Researchers hope protecting pastoralist households against uninsured catastrophic shock will 1) stabilize asset accumulation; 2) prevent descent of vulnerable households into poverty traps; and, 3) crowd in finance for investment and growth.
Insurance Education
Lack of knowledge is one of the greatest barriers to insurance sales in Ethiopia. As a result, a key component of selling livestock insurance in Borana includes explaining the IBLI concept to pastoralists, both through community meetings and in the field.
Learning how the product works, however, is not always enough. In areas like the Borana region, it is important that potential clients also know that the insurance actually will pay out as promised if a weather shock occurs. To this end, the IBLI team invited clients from the Marsabit region in northern Kenya, who received an insurance payout from the drought in October 2011, to talk to potential clients in Ethiopia. They agreed and gave compelling testimony about the value of IBLI to their families and communities.
Key Lessons
After two years developing the IBLI Ethiopia agenda, the research team designed a suitable IBLI contract for first-year sales. ILRI partnered with Oromia Insurance Company (OIC) for the first commercial sales of the product in Ethiopia in 2012. Unfortunately, the sales rollout suffered from unforseen problems and a number of logistical complications. As a result, first year sales were disappointing. Preliminary data from the first 2013 sales window, however, indicates more than doubling the number of total active contracts sold this round.

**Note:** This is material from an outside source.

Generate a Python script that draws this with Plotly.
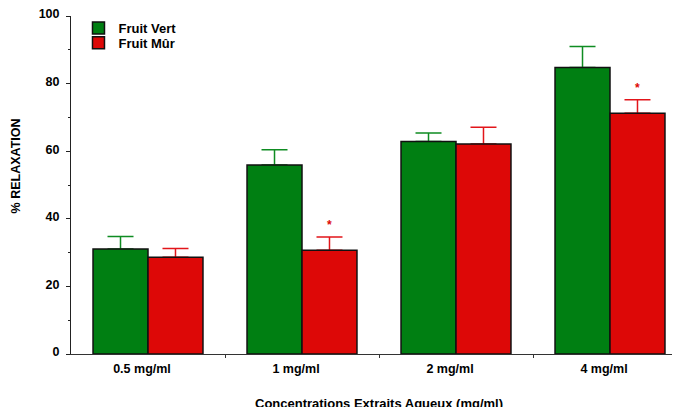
import plotly.graph_objects as go

# ---- data ----
categories = ["0.5 mg/ml", "1 mg/ml", "2 mg/ml", "4 mg/ml"]
vert = [31.1, 55.9, 62.9, 84.8]
vert_err = [3.7, 4.5, 2.5, 6.2]
mur = [28.6, 30.7, 62.1, 71.2]
mur_err = [2.6, 3.9, 5.0, 4.0]
mur_signif = [False, True, False, True]
y_ticks = [0, 20, 40, 60, 80, 100]
y_minor = [10, 30, 50, 70, 90]

GREEN = "#007f12"
RED = "#dd0807"
GREEN_ERR = "#0f8c22"
RED_ERR = "#e2151a"
FONT = "Arial, Liberation Sans, sans-serif"

xpos = list(range(len(categories)))
BW = 0.357

fig = go.Figure()

# error bars first (underneath the bars so the bar outline covers the lower cap)
for vals, errs, col, off in [(vert, vert_err, GREEN_ERR, -BW), (mur, mur_err, RED_ERR, 0.0)]:
    fig.add_trace(go.Bar(
        x=xpos, y=vals, width=BW, offset=off,
        marker=dict(color="rgba(0,0,0,0)", line=dict(width=0)),
        error_y=dict(type="data", symmetric=False, array=errs,
                     arrayminus=[0] * len(errs), color=col, thickness=1.5, width=13),
        showlegend=False, hoverinfo="skip",
    ))

fig.add_trace(go.Bar(
    x=xpos, y=vert, width=BW, offset=-BW, name="Fruit Vert",
    marker=dict(color=GREEN, line=dict(color="#111111", width=1.5)),
    legend="legend",
))
fig.add_trace(go.Bar(
    x=xpos, y=mur, width=BW, offset=0.0, name="Fruit Mûr",
    marker=dict(color=RED, line=dict(color="#111111", width=1.5)),
    legend="legend2",
))

# significance stars
for i, (v, e, s) in enumerate(zip(mur, mur_err, mur_signif)):
    if s:
        fig.add_annotation(x=xpos[i] + BW / 2, y=v + e, text="<b>*</b>", showarrow=False,
                           yanchor="middle", yshift=12,
                           font=dict(family=FONT, size=12, color=RED))

# axis titles
fig.add_annotation(text="<b>Concentrations Extraits Aqueux (mg/ml)</b>", xref="paper", yref="paper",
                   x=0.5057, y=0, yanchor="middle", yshift=-49, showarrow=False,
                   font=dict(family=FONT, size=13, color="black"))
fig.add_annotation(text="<b>% RELAXATION</b>", xref="paper", yref="paper",
                   x=0, xanchor="center", xshift=-55, y=0.555, yanchor="middle", textangle=-90,
                   showarrow=False, font=dict(family=FONT, size=12.5, color="black"))

legfont = dict(family=FONT, size=13, color="black", weight="bold")
tickfont = dict(family=FONT, size=12.5, color="black")
fig.update_layout(
    width=672, height=399,
    margin=dict(l=63, r=0, t=8, b=53, pad=0, autoexpand=False),
    paper_bgcolor="white", plot_bgcolor="white",
    barmode="overlay",
    font=dict(family=FONT, size=12, color="black"),
    xaxis=dict(
        range=[-0.5, -0.5 + 609 / 154], tickmode="array", tickvals=xpos,
        ticktext=["<b>%s</b>" % c for c in categories], ticks="", showgrid=False,
        zeroline=False, showline=True, linecolor="#333333", linewidth=1,
        ticklabelshift=-6, ticklabelstandoff=3, automargin=False, ticklabeloverflow="allow",
        minor=dict(tickmode="array", tickvals=[i + 0.5 for i in xpos[:-1]],
                   ticks="outside", ticklen=3, tickcolor="#333333", showgrid=False),
        tickfont=tickfont,
    ),
    yaxis=dict(
        range=[0, 100], tickmode="array", tickvals=y_ticks,
        ticktext=["<b>%d</b>" % t for t in y_ticks],
        ticks="outside", ticklen=4, tickcolor="#222222", showgrid=False,
        zeroline=False, showline=True, linecolor="#222222", linewidth=1,
        ticklabelstandoff=4, ticklabelshift=-2, automargin=False, ticklabeloverflow="allow",
        minor=dict(tickmode="array", tickvals=y_minor, ticks="outside", ticklen=2,
                   tickcolor="#222222", showgrid=False),
        tickfont=tickfont,
    ),
    legend=dict(x=0.0123, y=1.0089, xref="paper", yref="paper", xanchor="left", yanchor="top",
                bgcolor="rgba(0,0,0,0)", font=legfont, itemclick=False),
    legend2=dict(x=0.0123, y=0.9654, xref="paper", yref="paper", xanchor="left", yanchor="top",
                 bgcolor="rgba(0,0,0,0)", font=legfont, itemclick=False),
)

fig.write_html("out.html")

Despite interest and commitment, capacity constraints among implementation partners are a major challenge to successful sales. The project team will need to provide heightened support to ensure commercial sustainability beyond the scope of the project. The IBLI team is also working to reduce high human and financial costs of product delivery in the region.
Researchers and partners will implement a second sales window in 2013. They will continue to work with OIC to build their capacity to execute sales. OIC is hopeful that the product will be able to be scaled up in the current region over the approaching couple of marketing campaigns, then in future years elsewhere in Ethiopia.